Da casa leggo che c’è molto fermento in previsione della campagna elettorale delle Europee dell’anno prossimo.

Tutti parlano di fare cose contro, alcuni contro l’Europa, altri contro quelli che sono contro l’Europa, altri ancora contro chi c’era prima (in molti casi si tratta delle stesse persone, che c’erano prima, tra l’altro), altri, infine, contro tutto e basta.

Sono tutti molto preoccupati, al solito, delle alleanze e delle formule, ma nessuno che dica qual è il progetto, qual è il piano, in positivo, sul «da farsi».

Anni fa scrissi questo post. Inutile dire che come molte cose di Langer quell’appello non solo fu poco ascoltato, ma largamente disatteso.

Un piano che punti sull’innovazione, sulla mediazione, sulla biodiversità e, insomma, sulla qualità (perché è un problema di qualità, soprattutto, forse ora lo si è capito).

Al passato si risponde con un investimento sul futuro, sulla ricerca, sulla strategia in campo ambientale, prima del diluvio e dell’estinzione.

Al condono si risponde con una norma fiscale chiara, certa, continentale per le multinazionali.

Alla negazione sullo sviluppo dell’automazione e dell’intelligenza artificiale, si risponde con una strategia politica, che metta in ordine le informazioni, che si preoccupi della proprietà dei dati, che intervenga il prima possibile sulle trasformazioni sul mondo del lavoro.

Al sovranismo che poi sarebbe il solito nazionalismo si risponde con una politica europea di grande scala, degna di questo nome, sulle migrazioni, sulle disuguaglianze, sul modello di sviluppo.

Una proposta per l’Europa sarebbe naturalmente una proposta per l’Italia, che potrebbe diventare il paese dell’efficienza energetica, dell’economia circolare, della ricerca, dell’accoglienza fatta bene, della produzione avanzata, della qualità (vedi sopra).

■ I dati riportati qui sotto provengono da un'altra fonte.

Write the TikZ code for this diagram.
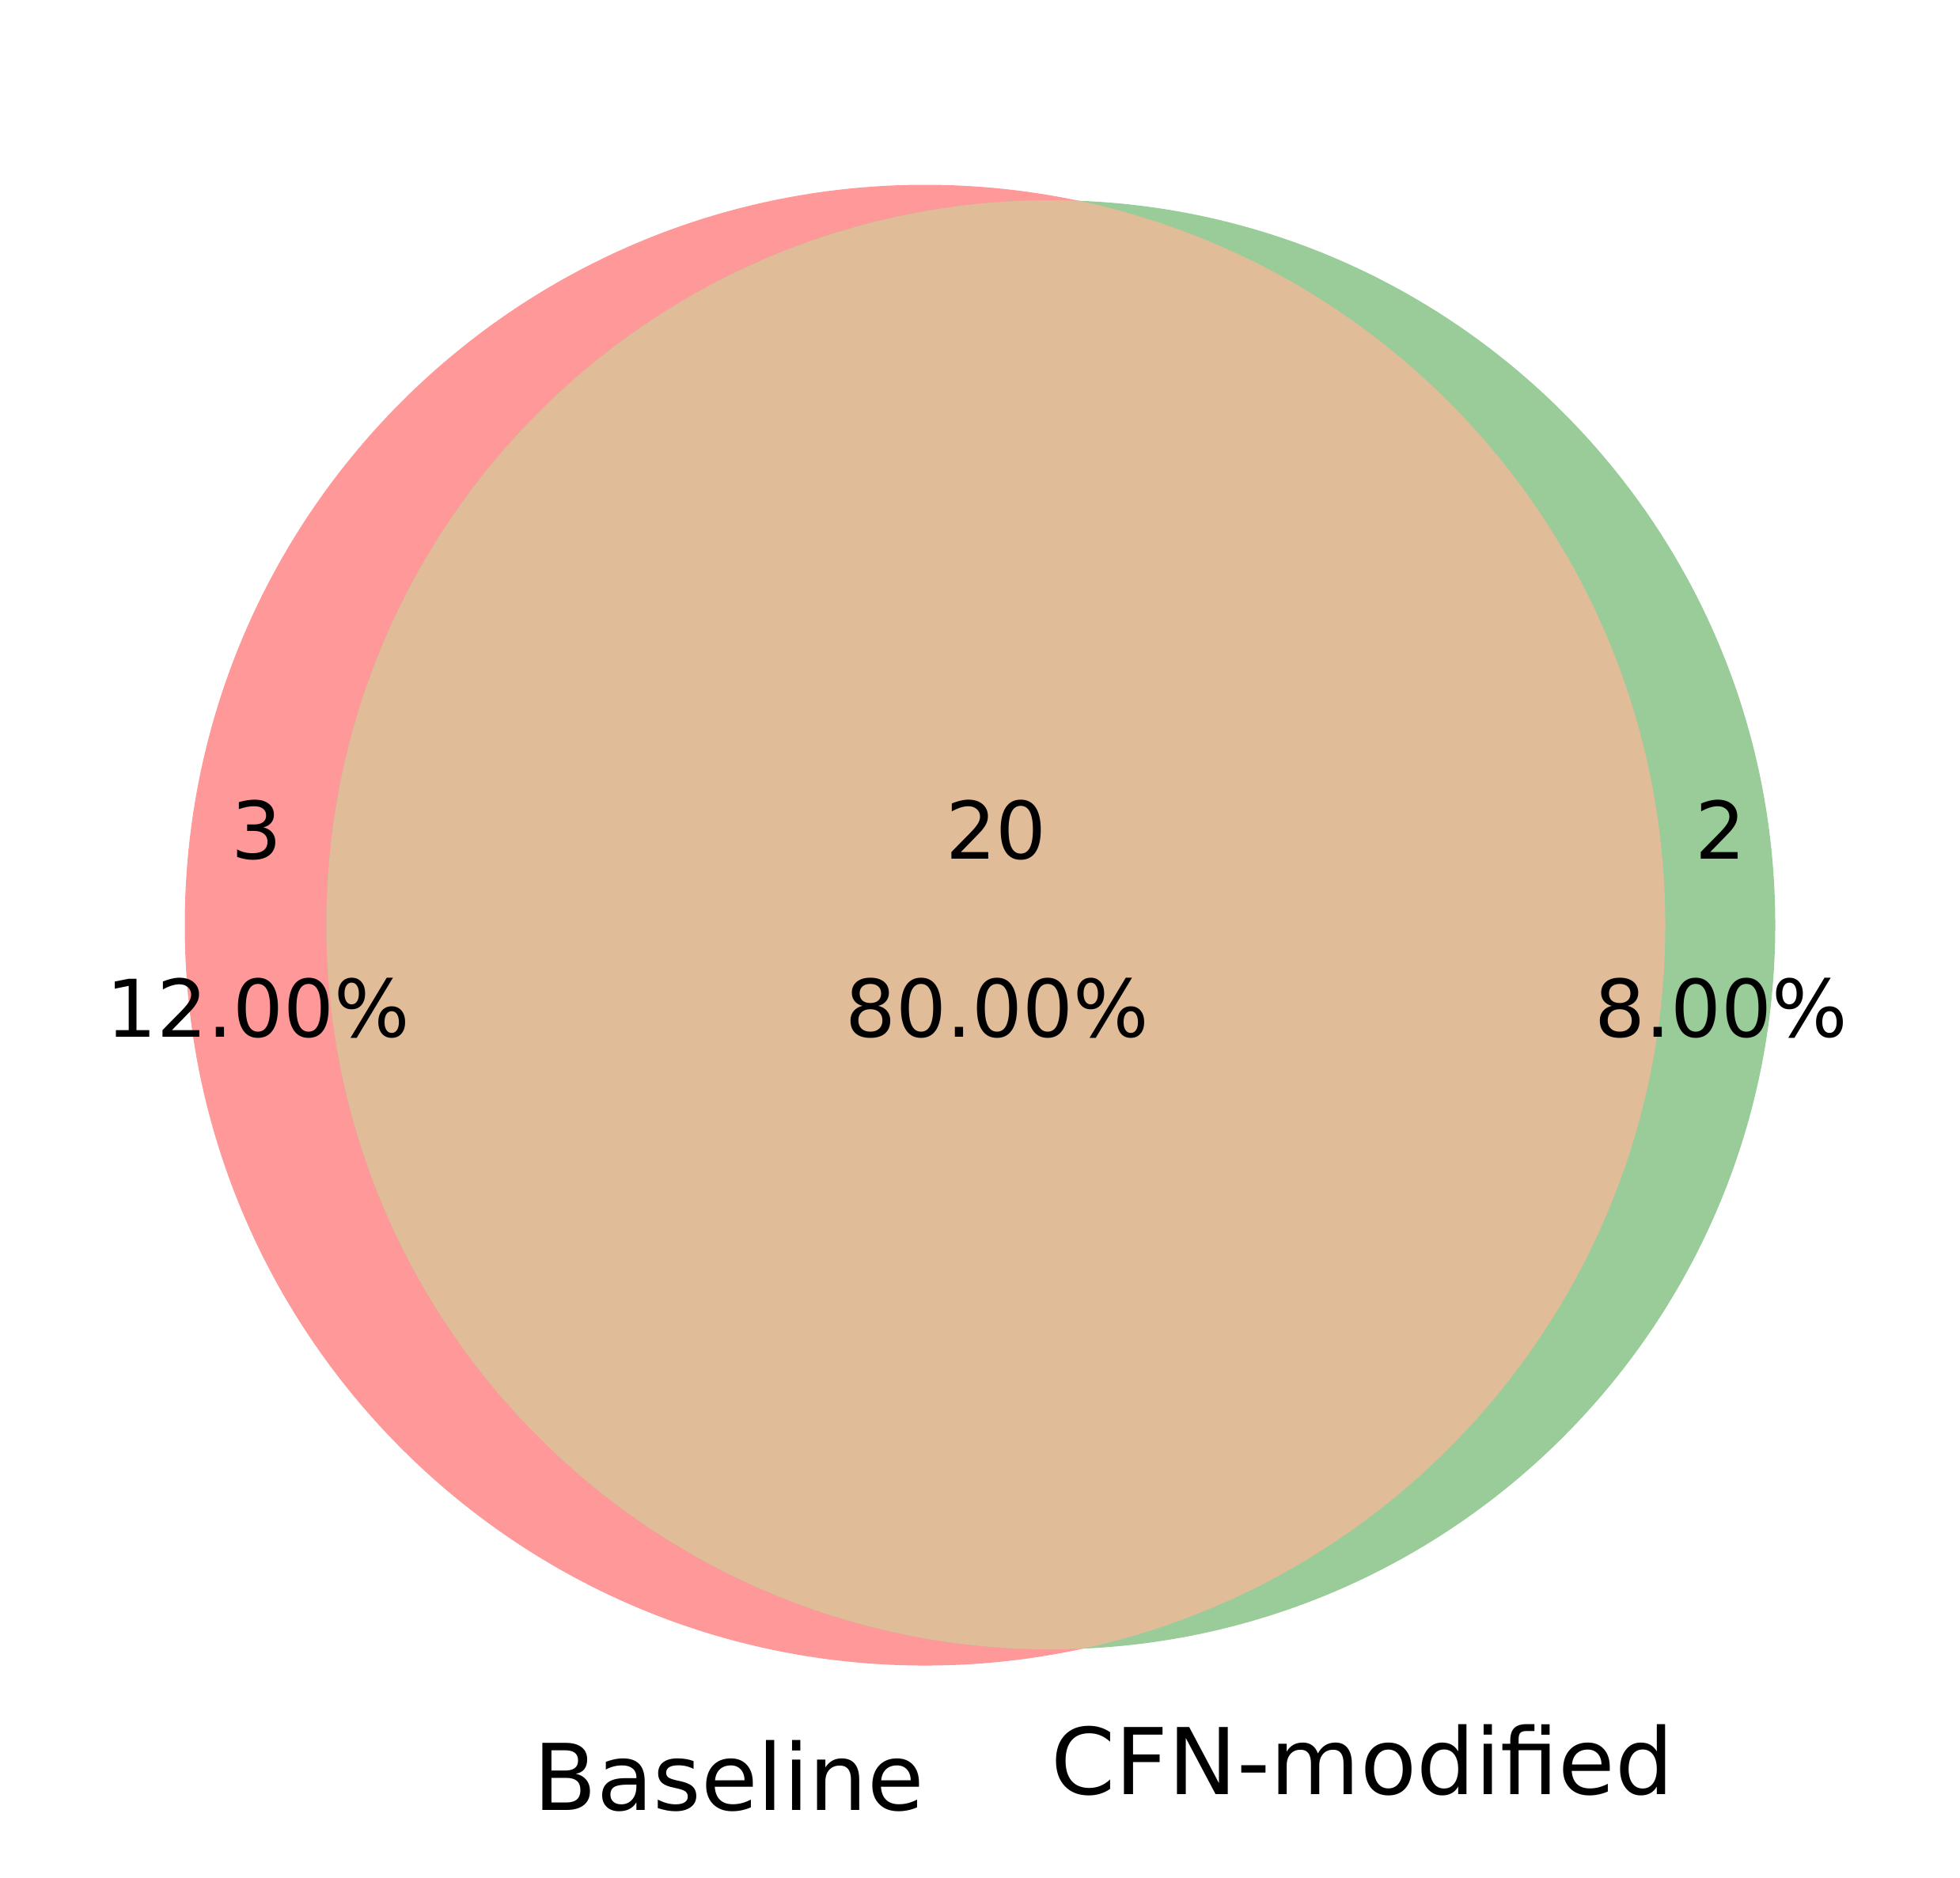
\documentclass[tikz,border=0pt]{standalone}
\usepackage{fontspec}
\setmainfont{DejaVu Sans}
\definecolor{setA}{HTML}{FF9999}
\definecolor{setB}{HTML}{9ACC9A}
\definecolor{setAB}{HTML}{E0BC98}
\begin{document}
\begin{tikzpicture}[x=0.1mm,y=-0.1mm,
  lbl/.style={anchor=base,inner sep=0pt,font=\fontsize{28.6}{34}\selectfont},
  setname/.style={anchor=base,inner sep=0pt,font=\fontsize{33.1}{40}\selectfont}]
\useasboundingbox (0,0) rectangle (2477,2372);
\coordinate (cA) at (1169,1169);
\coordinate (cB) at (1328,1168.5);
\fill[setA] (cA) circle[radius=935.5];
\fill[setB] (cB) circle[radius=915.5];
\begin{scope}
  \clip (cA) circle[radius=935.5];
  \fill[setAB] (cB) circle[radius=915.5];
\end{scope}
\node[lbl] (nA) at (324,1085) {3};
\node[lbl] (pA) at (326,1310) {12.00\%};
\node[lbl] (nAB) at (1259,1085) {20};
\node[lbl] (pAB) at (1260,1310) {80.00\%};
\node[lbl] (nB) at (2174,1085) {2};
\node[lbl] (pB) at (2175,1310) {8.00\%};
\node[setname] (lA) at (921,2287) {Baseline};
\node[setname] (lB) at (1722,2267) {CFN-modified};
\end{tikzpicture}
\end{document}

Capisco che sia lontano mille miglia da ciò che vediamo ora e ahinoi da ciò che si vedeva anche prima, ma credo che solo sia così che si trova una strada. Non esistono più le mezze parole, potremmo dire. Se gli altri giocano pesante, dobbiamo farlo anche noi, che non ci adeguiamo, e progettare qualcosa di più grande. Che è un po’ il senso, che si va perdendo, per cui è stata concepita un’Europa politica. Langer lo diceva ormai trent’anni fa. La sfida è ancora quella.